Short task: Reproduce the data below in full and exclude every picture.
——
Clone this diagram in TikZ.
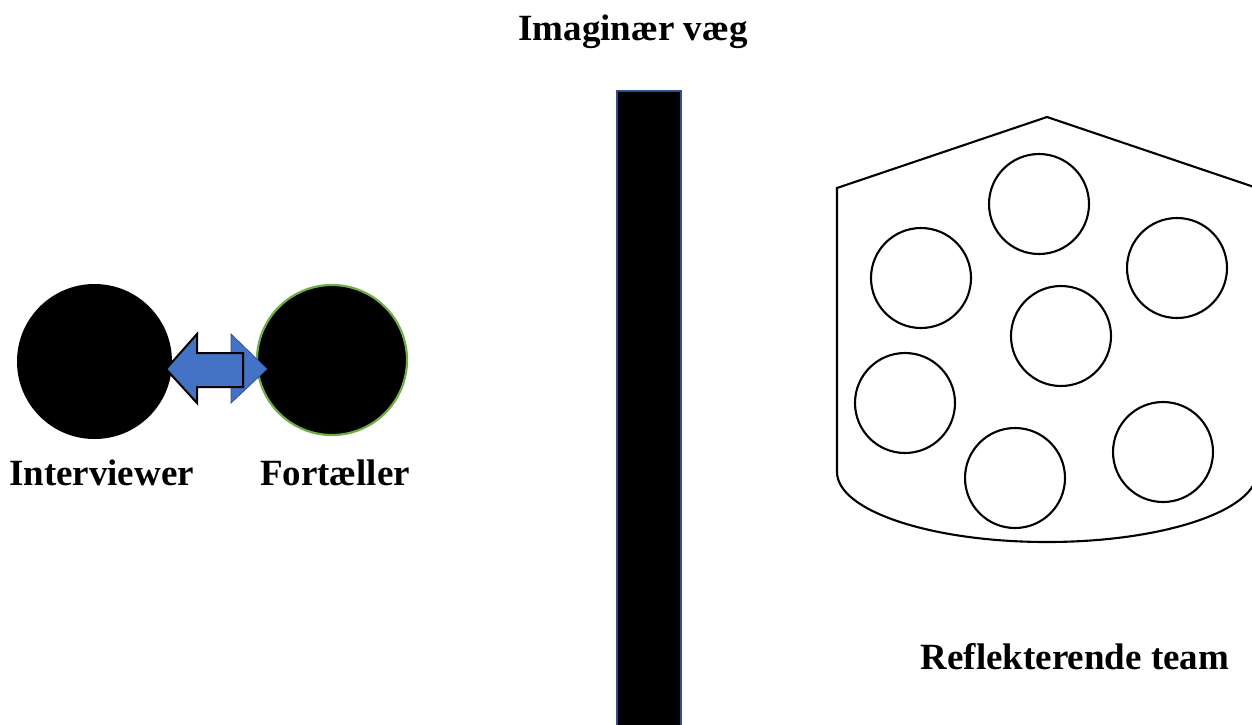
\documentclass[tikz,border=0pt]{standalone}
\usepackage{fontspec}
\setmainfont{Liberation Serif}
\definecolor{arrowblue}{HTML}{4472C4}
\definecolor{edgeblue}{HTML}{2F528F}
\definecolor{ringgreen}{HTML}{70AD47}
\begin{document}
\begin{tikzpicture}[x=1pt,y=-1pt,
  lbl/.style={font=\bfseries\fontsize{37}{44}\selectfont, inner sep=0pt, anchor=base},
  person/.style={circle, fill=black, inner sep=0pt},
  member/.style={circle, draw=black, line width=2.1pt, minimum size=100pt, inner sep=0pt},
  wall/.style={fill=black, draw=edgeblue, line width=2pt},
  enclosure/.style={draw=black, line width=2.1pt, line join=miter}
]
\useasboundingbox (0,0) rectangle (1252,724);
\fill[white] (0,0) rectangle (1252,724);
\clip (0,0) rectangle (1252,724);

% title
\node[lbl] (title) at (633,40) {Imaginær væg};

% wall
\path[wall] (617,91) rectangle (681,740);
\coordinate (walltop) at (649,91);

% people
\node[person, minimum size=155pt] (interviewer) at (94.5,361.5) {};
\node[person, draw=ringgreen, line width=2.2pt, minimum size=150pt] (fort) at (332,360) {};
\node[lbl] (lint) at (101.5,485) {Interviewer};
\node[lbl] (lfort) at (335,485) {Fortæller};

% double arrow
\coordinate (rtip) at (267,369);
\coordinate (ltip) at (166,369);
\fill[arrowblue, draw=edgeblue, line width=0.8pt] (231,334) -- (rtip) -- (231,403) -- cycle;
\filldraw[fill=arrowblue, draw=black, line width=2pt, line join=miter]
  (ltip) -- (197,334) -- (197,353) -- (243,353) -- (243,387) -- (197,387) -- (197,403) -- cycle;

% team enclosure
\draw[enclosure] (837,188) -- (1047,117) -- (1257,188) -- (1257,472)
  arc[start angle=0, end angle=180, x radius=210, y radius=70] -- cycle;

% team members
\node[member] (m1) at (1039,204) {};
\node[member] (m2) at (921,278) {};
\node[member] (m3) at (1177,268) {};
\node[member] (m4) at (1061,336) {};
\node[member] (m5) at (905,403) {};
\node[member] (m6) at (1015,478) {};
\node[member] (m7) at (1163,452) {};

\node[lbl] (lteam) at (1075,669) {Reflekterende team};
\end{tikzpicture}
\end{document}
——
Expected answer:
Clone this diagram in TikZ.
\documentclass[tikz,border=0pt]{standalone}
\usepackage{fontspec}
\setmainfont{Liberation Serif}
\definecolor{arrowblue}{HTML}{4472C4}
\definecolor{edgeblue}{HTML}{2F528F}
\definecolor{ringgreen}{HTML}{70AD47}
\begin{document}
\begin{tikzpicture}[x=1pt,y=-1pt,
  lbl/.style={font=\bfseries\fontsize{37}{44}\selectfont, inner sep=0pt, anchor=base},
  person/.style={circle, fill=black, inner sep=0pt},
  member/.style={circle, draw=black, line width=2.1pt, minimum size=100pt, inner sep=0pt},
  wall/.style={fill=black, draw=edgeblue, line width=2pt},
  enclosure/.style={draw=black, line width=2.1pt, line join=miter}
]
\useasboundingbox (0,0) rectangle (1252,724);
\fill[white] (0,0) rectangle (1252,724);
\clip (0,0) rectangle (1252,724);

% title
\node[lbl] (title) at (633,40) {Imaginær væg};

% wall
\path[wall] (617,91) rectangle (681,740);
\coordinate (walltop) at (649,91);

% people
\node[person, minimum size=155pt] (interviewer) at (94.5,361.5) {};
\node[person, draw=ringgreen, line width=2.2pt, minimum size=150pt] (fort) at (332,360) {};
\node[lbl] (lint) at (101.5,485) {Interviewer};
\node[lbl] (lfort) at (335,485) {Fortæller};

% double arrow
\coordinate (rtip) at (267,369);
\coordinate (ltip) at (166,369);
\fill[arrowblue, draw=edgeblue, line width=0.8pt] (231,334) -- (rtip) -- (231,403) -- cycle;
\filldraw[fill=arrowblue, draw=black, line width=2pt, line join=miter]
  (ltip) -- (197,334) -- (197,353) -- (243,353) -- (243,387) -- (197,387) -- (197,403) -- cycle;

% team enclosure
\draw[enclosure] (837,188) -- (1047,117) -- (1257,188) -- (1257,472)
  arc[start angle=0, end angle=180, x radius=210, y radius=70] -- cycle;

% team members
\node[member] (m1) at (1039,204) {};
\node[member] (m2) at (921,278) {};
\node[member] (m3) at (1177,268) {};
\node[member] (m4) at (1061,336) {};
\node[member] (m5) at (905,403) {};
\node[member] (m6) at (1015,478) {};
\node[member] (m7) at (1163,452) {};

\node[lbl] (lteam) at (1075,669) {Reflekterende team};
\end{tikzpicture}
\end{document}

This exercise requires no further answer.